Nur: Wo sind eigentlich die Studierenden? Dem Äußeren nach zu Urteilen sind zumindest jüngere Semester eher die Minderheit. Immerhin weht eisern eine Fahne des FSR Physik im Wind. „Wir wollten den March for Science auf jeden Fall unterstützen“, sagt FSR-Mitglied Jenny Christ. „Die Resonanz bei den Studierenden war sehr positiv.“ Physik, Geologie und noch mal Physik — wer sich unter den Demonstrierenden umhört, wähnt sich mitunter auf einem „March for Mint“. Liegt Naturwissenschaftlern die Idee harter, gesicherter Fakten vielleicht einfach näher?

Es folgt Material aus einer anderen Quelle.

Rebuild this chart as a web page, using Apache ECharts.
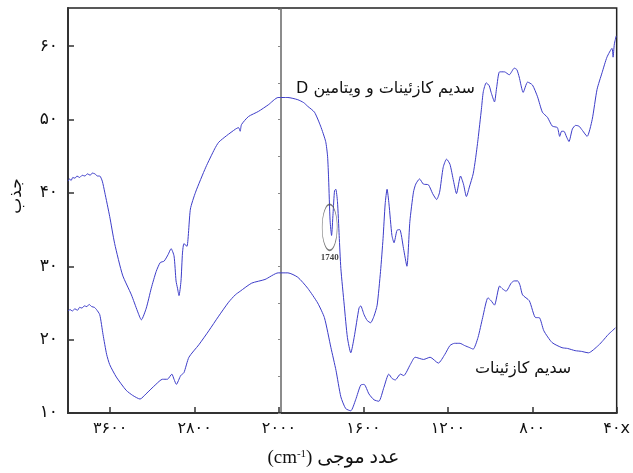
<!DOCTYPE html>
<html dir="ltr">
<head>
<meta charset="utf-8">
<script src="https://cdn.jsdelivr.net/npm/echarts@6/dist/echarts.min.js"></script>
<style>
  html, body { margin: 0; padding: 0; background: #fff; }
  #chart { width: 633px; height: 473px; }
</style>
</head>
<body>
<div id="chart"></div>
<script>
// wavenumber (cm-1) and absorbance
const vitDWn = [4000, 3985, 3970, 3955, 3934, 3915, 3890, 3865, 3840, 3815, 3790, 3770, 3746, 3720, 3699, 3675, 3652, 3605, 3558, 3483, 3399, 3342, 3305,
  3258, 3211, 3164, 3126, 3089, 3051, 3023, 2995, 2976, 2962, 2948, 2929, 2915, 2901, 2873, 2840, 2791, 2694, 2610, 2572, 2497, 2412,
  2384, 2368, 2356, 2290, 2196, 2102, 2009, 1981, 1958, 1911, 1883, 1864, 1832, 1803, 1779, 1770, 1765, 1758, 1751, 1744, 1737, 1731,
  1723, 1715, 1707, 1691, 1676, 1660, 1644, 1621, 1613, 1597, 1582, 1566, 1550, 1535, 1519, 1507, 1497, 1488, 1479, 1465, 1455, 1441,
  1428, 1410, 1394, 1380, 1363, 1352, 1334, 1316, 1292, 1272, 1253, 1239, 1222, 1206, 1190, 1173, 1159, 1140, 1126, 1112, 1098, 1080,
  1069, 1057, 1041, 1032, 1018, 1004, 995, 979, 969, 955, 932, 909, 885, 873, 862, 843, 822, 799, 775, 752, 728, 705, 681, 670, 661,
  650, 637, 626, 610, 595, 579, 562, 540, 516, 493, 469, 446, 422, 417, 411, 402];
const vitDAbs = [41.6, 41.9, 41.7, 42.1, 42.0, 42.3, 42.1, 42.4, 42.3, 42.6, 42.4, 42.7, 42.6, 42.3, 42.3, 41.6, 40.1, 36.8, 33.1, 28.8, 26.1, 23.9, 22.7,
  24.3, 27.0, 29.3, 30.5, 30.7, 31.6, 32.4, 31.4, 28.0, 27.0, 26.0, 28.0, 31.8, 33.1, 32.7, 37.8, 40.1, 43.5, 46.0, 46.9, 47.8, 48.7,
  48.9, 48.4, 49.3, 50.4, 51.1, 52.0, 53.0, 53.0, 53.0, 52.7, 52.3, 51.8, 51.0, 49.1, 47.0, 45.0, 41.9, 36.2, 34.2, 37.2, 40.3, 40.5,
  38.8, 34.2, 29.7, 24.7, 20.3, 18.2, 20.3, 24.3, 24.6, 23.4, 22.6, 22.3, 23.2, 24.7, 29.3, 33.8, 38.5, 40.5, 38.5, 34.2, 33.2, 34.9,
  35.0, 32.4, 30.0, 36.1, 40.1, 41.2, 41.9, 41.2, 41.1, 39.9, 39.1, 40.1, 43.5, 44.6, 43.9, 41.6, 39.9, 42.3, 41.2, 39.5, 40.8, 42.6,
  44.6, 47.3, 51.4, 53.8, 55.0, 54.6, 53.7, 52.4, 54.3, 56.5, 56.5, 56.1, 57.0, 56.8, 55.8, 53.7, 55.1, 54.7, 53.1, 51.0, 50.3, 49.1, 48.9, 47.7, 48.4,
  48.4, 47.6, 47.0, 48.7, 49.2, 49.1, 48.5, 47.7, 50.0, 54.1, 56.4, 58.5, 59.7, 58.5, 60.3, 61.4];

const caseinWn = [4000, 3980, 3960, 3934, 3910, 3890, 3868, 3845, 3821, 3800, 3775, 3750, 3730, 3699, 3668, 3634, 3605, 3542, 3449, 3387, 3317,
  3261, 3167, 3105, 3058, 3016, 2995, 2973, 2932, 2901, 2854, 2760, 2666, 2572, 2478, 2415, 2368, 2259, 2133, 2008, 1958, 1911, 1864,
  1817, 1785, 1754, 1730, 1707, 1684, 1660, 1637, 1613, 1597, 1574, 1550, 1527, 1503, 1480, 1464, 1449, 1425, 1409, 1378, 1355, 1315,
  1284, 1245, 1214, 1190, 1168, 1143, 1121, 1096, 1080, 1057, 1035, 1010, 995, 979, 955, 940, 924, 900, 886, 869, 858, 846, 814, 784,
  767, 745, 706, 659, 633, 597, 567, 534, 487, 464, 440, 421, 406];
const caseinAbs = [23.9, 24.1, 23.9, 24.2, 24.0, 24.4, 24.3, 24.6, 24.5, 24.8, 24.5, 24.4, 24.1, 23.4, 20.7, 18.0, 16.6, 14.9, 13.1, 12.4, 11.9,
  12.6, 13.9, 14.6, 14.6, 15.3, 14.6, 13.9, 15.1, 15.5, 17.6, 19.3, 21.2, 23.2, 25.1, 26.1, 26.6, 27.7, 28.2, 29.1, 29.1, 28.5, 27.0,
  25.0, 23.0, 18.9, 15.8, 12.2, 10.6, 10.3, 11.8, 13.8, 13.9, 12.6, 11.8, 11.6, 13.5, 15.3, 14.7, 14.5, 15.3, 15.1, 16.6, 17.6, 17.3,
  17.6, 16.8, 18.0, 19.2, 19.5, 19.5, 19.2, 18.9, 18.7, 20.3, 23.0, 25.7, 25.3, 24.7, 27.3, 26.9, 26.6, 27.7, 28.0, 28.0, 27.4, 26.1, 25.3, 23.0,
  23.0, 21.2, 19.6, 18.9, 18.8, 18.5, 18.4, 18.2, 19.2, 19.9, 20.7, 21.2, 21.6];

const xTickWn = [3600, 2800, 2000, 1600, 1200, 800, 400];
const xTickLabels = ['۳۶۰۰', '۲۸۰۰', '۲۰۰۰', '۱۶۰۰', '۱۲۰۰', '۸۰۰', '۴۰x'];
const yTicks = [10, 20, 30, 40, 50, 60];
const yTickLabels = ['۱۰', '۲۰', '۳۰', '۴۰', '۵۰', '۶۰'];
const splitTicks = [10, 15, 20, 25, 30, 35, 40, 45, 50, 55, 60, 65];

// the instrument halves the scale below 2000 cm-1
function toU(w) { return w >= 2000 ? 4000 - w : 2000 + (2000 - w) * 2; }

const xLabelOf = {};
xTickWn.forEach((w, i) => { xLabelOf[toU(w)] = xTickLabels[i]; });
const yLabelOf = {};
yTicks.forEach((v, i) => { yLabelOf[v] = yTickLabels[i]; });

const zip = (ws, as) => ws.map((w, i) => [toU(w), as[i]]);

const chart = echarts.init(document.getElementById('chart'));
const lineColor = '#3c3cc8';
const digitFont = 'DejaVu Sans';

const option = {
  animation: false,
  grid: { left: 68, right: 11.5, top: 8, bottom: 57, show: true, borderColor: '#222', borderWidth: 1.5 },
  xAxis: {
    type: 'value', min: 0, max: 5200,
    splitLine: { show: false },
    axisLine: { lineStyle: { color: '#333', width: 2 } },
    axisTick: { inside: true, length: 6, customValues: xTickWn.map(toU), lineStyle: { color: '#333', width: 1.5 } },
    axisLabel: {
      customValues: xTickWn.map(toU), margin: 8, color: '#111', fontSize: 16, fontFamily: digitFont,
      formatter: v => xLabelOf[v] || ''
    },
    name: '{a|(cm}{s|-1}{a|) عدد موجی}',
    nameLocation: 'middle', nameGap: 36,
    nameTextStyle: {
      padding: [0, 18, 0, 0],
      rich: {
        a: { fontSize: 19, fontFamily: 'Liberation Serif, DejaVu Sans', color: '#111' },
        s: { fontSize: 11, fontFamily: 'Liberation Serif', color: '#111', verticalAlign: 'top', padding: [0, 0, 8, 0] }
      }
    }
  },
  yAxis: [{
    type: 'value', min: 10, max: 65.2,
    splitLine: { show: false },
    axisLine: { show: true, lineStyle: { color: '#333', width: 2 } },
    axisTick: { show: true, inside: true, length: 6, customValues: yTicks, lineStyle: { color: '#333', width: 1.5 } },
    axisLabel: {
      customValues: yTicks, margin: 10, color: '#111', fontSize: 17, fontFamily: digitFont,
      formatter: v => yLabelOf[v] || ''
    }
  }, {
    type: 'value', min: 10, max: 65.2, position: 'left', offset: -213,
    splitLine: { show: false },
    axisLine: { show: true, lineStyle: { color: '#666', width: 1.5 } },
    axisTick: { show: true, inside: false, length: 3, customValues: splitTicks, lineStyle: { color: '#888', width: 1 } },
    axisLabel: { show: false }
  }],
  series: [{
    type: 'line', data: zip(vitDWn, vitDAbs), showSymbol: false, smooth: 0.2,
    lineStyle: { color: lineColor, width: 1 }
  }, {
    type: 'line', data: zip(caseinWn, caseinAbs), showSymbol: false, smooth: 0.2,
    lineStyle: { color: lineColor, width: 1 }
  }, {
    type: 'scatter', data: [[toU(1760), 35.3]], symbol: 'circle', symbolSize: [15, 46], z: 5,
    itemStyle: { color: 'transparent', borderColor: '#555', borderWidth: 1 },
    label: {
      show: true, position: 'bottom', distance: 2, formatter: '1740',
      fontSize: 9, fontWeight: 'bold', fontFamily: 'Liberation Serif', color: '#111'
    }
  }],
  graphic: [{
    type: 'text', left: 296, top: 81,
    style: { text: 'D سدیم کازئینات و ویتامین', font: '16px DejaVu Sans', fill: '#111' }
  }, {
    type: 'text', left: 475, top: 361,
    style: { text: 'سدیم کازئینات', font: '16px DejaVu Sans', fill: '#111' }
  }, {
    type: 'text', x: 17, y: 196, rotation: Math.PI / 2,
    style: { text: 'جذب', font: '17px DejaVu Sans', fill: '#111', align: 'center', verticalAlign: 'middle' }
  }]
};
chart.setOption(option);
</script>
</body>
</html>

Der letzte Redner greift diese Kritik auf: „Die Humanities scheinen konträr zum Ansinnen des March for Science zu liegen“, sagt der Historiker Prof. Gerd Schwerhoff. Sei es doch ganz normal, zum selben Phänomen verschiedene Hypothesen zu haben — alle gut begründbar. Jedoch: „Die wissenschaftliche Diskussionskultur, das Hinterfragen und Prüfen, durchzieht die gesamte Wissenschaft.“ Doch für diese Methode muss wieder aktiv geworben werden — Zehntausende haben das an diesem Samstag auf der ganzen Welt gemacht. In Dresden blickt Michael Kobel zufrieden auf die knapp 2.000 Demonstrierenden: „Das ist ein Riesenzeichen.“ Neben ihm stehen Staatsministerin Dr. Eva-Maria Stange und der Rektor, beide nicken.